I also cook up a big pot of rolled oats for them about twice a month, and add sunflower and flax seeds to the grains as often. They are given milk from Daisy (our dairy cow) two or three times a week, as well as oyster shells to keep up their calcium levels. Our vegetable and fruit scraps from the kitchen also go to the hens, and I add a vitamin mix to the water for three or four days in row about four times in a year to make sure they are not depleted in any way.
I would really like to go organic on everything, but the reality is organic grains are hard to come by, and twice the price, and then you have to buy in great quantities and have huge storage bins on your farm. Of course, paying more for grains will put the price of my eggs up to about $6 per dozen, and I don't know if our existing customers will be happy with that. So for now I will stick to what Champion Feeds has to offer, and keep my chickens happy the way I have been doing.

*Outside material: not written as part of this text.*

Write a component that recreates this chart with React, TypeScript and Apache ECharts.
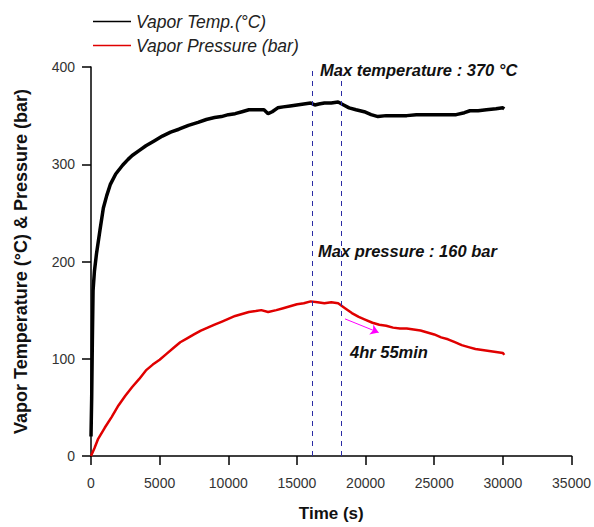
import React, { useEffect, useRef } from "react";
import * as echarts from "echarts";

const tempTime = [0, 50, 100, 150, 250, 400, 650, 900, 1150, 1400, 1800, 2300, 2700, 3000, 3500, 4000, 4600, 5200, 5800, 6400, 7100, 7800, 8400, 9000, 9500, 10000, 10500, 11000, 11500, 12000, 12600, 12900, 13200, 13600, 14000, 14500, 15000, 15500, 16000, 16300, 16600, 17000, 17500, 18000, 18400, 18800, 19300, 19900, 20400, 20900, 21500, 22300, 23000, 23700, 24700, 25500, 26600, 27200, 27600, 28200, 28800, 29500, 30000, 30100];
const tempValue = [20, 60, 120, 170, 190, 208, 232, 255, 268, 279, 290, 299, 305, 309, 314, 319, 324, 329, 333, 336, 340, 343, 346, 348, 349, 351, 352, 354, 356, 356, 356, 352, 354, 358, 359, 360, 361, 362, 363, 361, 362, 363, 363, 364, 361, 358, 356, 354, 351, 349, 350, 350, 350, 351, 351, 351, 351, 353, 355, 355, 356, 357, 358, 357];

const presTime = [0, 250, 500, 1000, 1500, 2000, 2500, 3000, 3500, 4000, 4500, 5000, 5500, 6000, 6500, 7000, 7500, 8000, 8500, 9000, 9500, 10000, 10500, 11000, 11500, 12000, 12400, 12900, 13500, 14000, 14500, 15000, 15500, 16000, 16500, 17000, 17500, 18000, 18500, 19000, 19500, 20000, 20500, 21000, 21500, 22000, 22500, 23000, 23500, 24000, 24500, 25000, 25500, 26000, 26500, 27000, 27500, 28000, 28500, 29000, 29500, 30000, 30100];
const presValue = [0, 8, 17, 29, 40, 52, 62, 71, 79, 88, 94, 99, 105, 111, 117, 121, 125, 129, 132, 135, 138, 141, 144, 146, 148, 149, 150, 148, 150, 152, 154, 156, 157, 159, 158, 157, 158, 157, 152, 147, 143, 140, 137, 135, 134, 132, 131, 131, 130, 129, 127, 125, 122, 120, 117, 114, 112, 110, 109, 108, 107, 106, 104];

const markerTimes = [16100, 18200];
const arrowStart = [18500, 141];
const arrowEnd = [20950, 127];

const xTicks = { min: 0, max: 35000, interval: 5000 };
const yTicks = { min: 0, max: 400, interval: 100 };

export default function App() {
  const ref = useRef<HTMLDivElement>(null);
  useEffect(() => {
    if (!ref.current) return;
    const chart = echarts.init(ref.current, null, { renderer: "svg" });
    const font = "Arial, 'Liberation Sans', sans-serif";
    chart.setOption({
      animation: false,
      backgroundColor: "#ffffff",
      grid: { left: 91, right: 18, top: 67, bottom: 64 },
      legend: {
        orient: "vertical",
        left: 93,
        top: 12,
        padding: 0,
        itemWidth: 38,
        itemHeight: 1.5,
        itemGap: 5,
        icon: "rect",
        textStyle: { fontFamily: font, fontStyle: "italic", fontSize: 17.5, color: "#222", lineHeight: 19 },
        data: [
          { name: "Vapor Temp.(°C)", itemStyle: { color: "#000" } },
          { name: "Vapor Pressure (bar)", itemStyle: { color: "#e00000" } },
        ],
      },
      xAxis: {
        type: "value",
        min: xTicks.min,
        max: xTicks.max,
        interval: xTicks.interval,
        name: "Time (s)",
        nameLocation: "middle",
        nameGap: 49,
        nameTextStyle: { fontFamily: font, fontWeight: "bold", fontSize: 17, color: "#111" },
        axisLine: { lineStyle: { color: "#000", width: 1.5 } },
        axisTick: { inside: false, length: 9, lineStyle: { color: "#000", width: 1.5 } },
        axisLabel: { margin: 20, fontFamily: font, fontSize: 14, color: "#333", formatter: (v: number) => String(v) },
        splitLine: { show: false },
      },
      yAxis: {
        type: "value",
        min: yTicks.min,
        max: yTicks.max,
        interval: yTicks.interval,
        name: "Vapor Temperature (°C) & Pressure (bar)",
        nameLocation: "middle",
        nameGap: 61,
        nameTextStyle: { fontFamily: font, fontWeight: "bold", fontSize: 18, color: "#111" },
        axisLine: { show: true, lineStyle: { color: "#000", width: 1.5 } },
        axisTick: { show: true, inside: false, length: 9, lineStyle: { color: "#000", width: 1.5 } },
        axisLabel: { margin: 16, fontFamily: font, fontSize: 14, color: "#333", formatter: (v: number) => String(v) },
        splitLine: { show: false },
      },
      series: [
        {
          name: "Vapor Temp.(°C)",
          type: "line",
          symbol: "none",
          data: tempTime.map((t, i) => [t, tempValue[i]]),
          lineStyle: { color: "#000", width: 3.5 },
          itemStyle: { color: "#000" },
          markLine: {
            silent: true,
            symbol: ["none", "none"],
            label: { show: false },
            lineStyle: { color: "#2b2ba5", type: [5, 5], width: 1 },
            data: markerTimes.map((x) => ({ xAxis: x })),
          },
        },
        {
          name: "Vapor Pressure (bar)",
          type: "line",
          symbol: "none",
          data: presTime.map((t, i) => [t, presValue[i]]),
          lineStyle: { color: "#e00000", width: 2.5 },
          itemStyle: { color: "#e00000" },
          markLine: {
            silent: true,
            symbol: ["none", "arrow"],
            symbolSize: 8,
            label: { show: false },
            lineStyle: { color: "#ff00ff", type: "solid", width: 1 },
            data: [[{ coord: arrowStart }, { coord: arrowEnd }]],
          },
        },
      ],
      graphic: [
        {
          type: "text",
          left: 320,
          top: 61,
          style: { text: "Max temperature : 370 °C", fontFamily: font, fontWeight: "bold", fontStyle: "italic", fontSize: 16.5, fill: "#111" },
        },
        {
          type: "text",
          left: 318,
          top: 242,
          style: { text: "Max pressure : 160 bar", fontFamily: font, fontWeight: "bold", fontStyle: "italic", fontSize: 16.5, fill: "#111" },
        },
        {
          type: "text",
          left: 350,
          top: 343,
          style: { text: "4hr 55min", fontFamily: font, fontWeight: "bold", fontStyle: "italic", fontSize: 16.5, fill: "#111" },
        },
      ],
    });
    return () => chart.dispose();
  }, []);
  return <div ref={ref} style={{ position: "absolute", left: 0, top: 0, width: 594, height: 527 }} />;
}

We also call our birds 'free-range', but this has a lot to do with the weather. I open the chicken coop door every day but cannot leave it open long in these temperatures. Besides that, the hens won't even go near the door because they don't like the cold! I find that they will wonder out the coop in temps warmer than -5, but anything less and they huddle up. If the coop gets too cold they stop laying, so we have heat lamps on a timer that help them keep warm. Overall, I think they are happy and healthy, and it seems that everyone loves their eggs!